Now, I get judged for being a secular humanist. Many Muslims break their own rules and look down on me for the same when I’m not even religious.

When I was Muslim, a friend at the MSU told me not to suggest outreach or interfaith events. MSU leaders aren’t very much into engaging the community at large; that is not their priority. After the Michael Oren incident, I saw that they hadn’t changed a bit. They don’t believe in free speech for anyone but themselves. For them to whine about free speech is pretty disingenuous. They even say on their website that Michael Oren should not be able to speak.

People have died in the riots about the Mohammad cartoons. When I was Muslim, I wrote a poem about how embarrassing it all was — some stupid drawing comes out that no one would have cared about if Muslims hadn’t made such a big deal about it. To them, their indignation is holy fire, not personal emotion but emotions from God.

Since 9/11, a lot of Muslim outreach groups have been working overtime to make Islam seem more normal, but when someone says or does something stupid, all that work is crushed; all those years and all those volunteers may as well have not existed. All those reactionaries and hotheads ruined all that work.

Regarding anyone who would claim you are lying, is there something you can tell them to prove you’re telling the truth? Something only an MSU member would know about?

When I was a member in 2006 and 2007, interfaith and outreach was a bad word. Also, I know what had happened with their magazine.

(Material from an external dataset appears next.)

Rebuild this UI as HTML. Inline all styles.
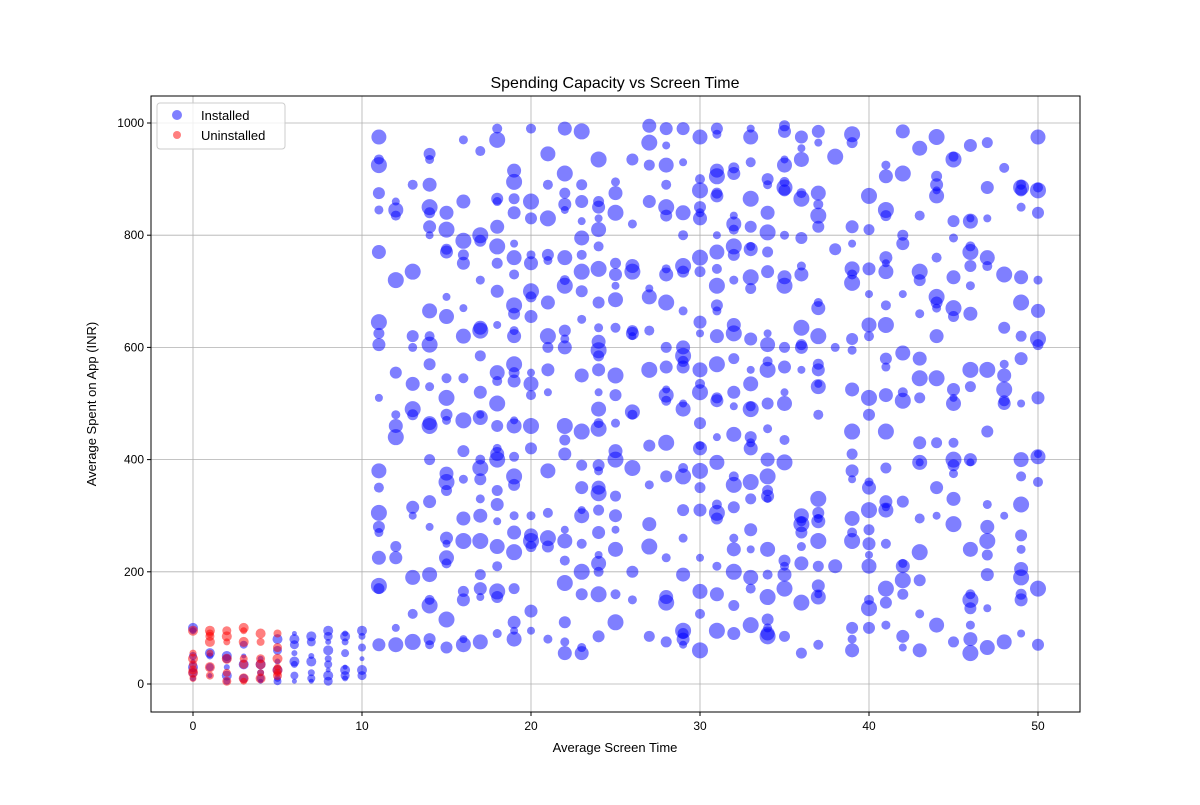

What do you think should be done to ensure that nobody else has to endure what you did in case they wish to leave the club or their religion?

What the university needs to do is be more supportive of people in my situation. My situation grew pretty emotionally abusive with my parents when they were at their most confused in terms of what to do about me. When I went to the financial aid office to get aid as an independent student, they asked me if I had a religious community leader who could vouch for my deconversion story. Without that, I was told that if I didn’t have bruises or a police report, I was f***ed. I had to get private loans on my own and live in debt to get through school. It was a big hindrance. My GPA went from almost 4.0 to a 2.5. There was nowhere for me to go. A little more outreach and assistance would have helped, but I don’t expect them to step up to the plate. That’s why I’m part of a humanist organization that is working to help people in this situation.

How has the whole experience influenced your life today?

It’s made me a lot more cynical about people and their motives. When you’re that religious, and that willing to be awful to people because of their religion, it redefines what faith means. It seems that they’re not doing what they are doing for Allah, it’s so that Allah won’t burn them forever. What they do is pretty ridiculous. My family members were asking if they should associate with me because it might be a sin to say hi to me, their cousin. People really are out for themselves. What happened has made me an indentured servant to loan companies in a terrible economy. I have had to structure my life around repaying my debt.

It has made me realize what real friendship is. There were MSU people I could have been real friends with and people who loved me regardless of whether I wore a hijab or not. It has made me more hesitant to call people friends.

If you could say something to the MSU today, what would it be?

Get your priorities straight. Serve your community. I don’t think that MSU should be dissolved or criminalized. They can keep yelling about Israel if they want, but they need to grant other people the space to express their views and then let people decide.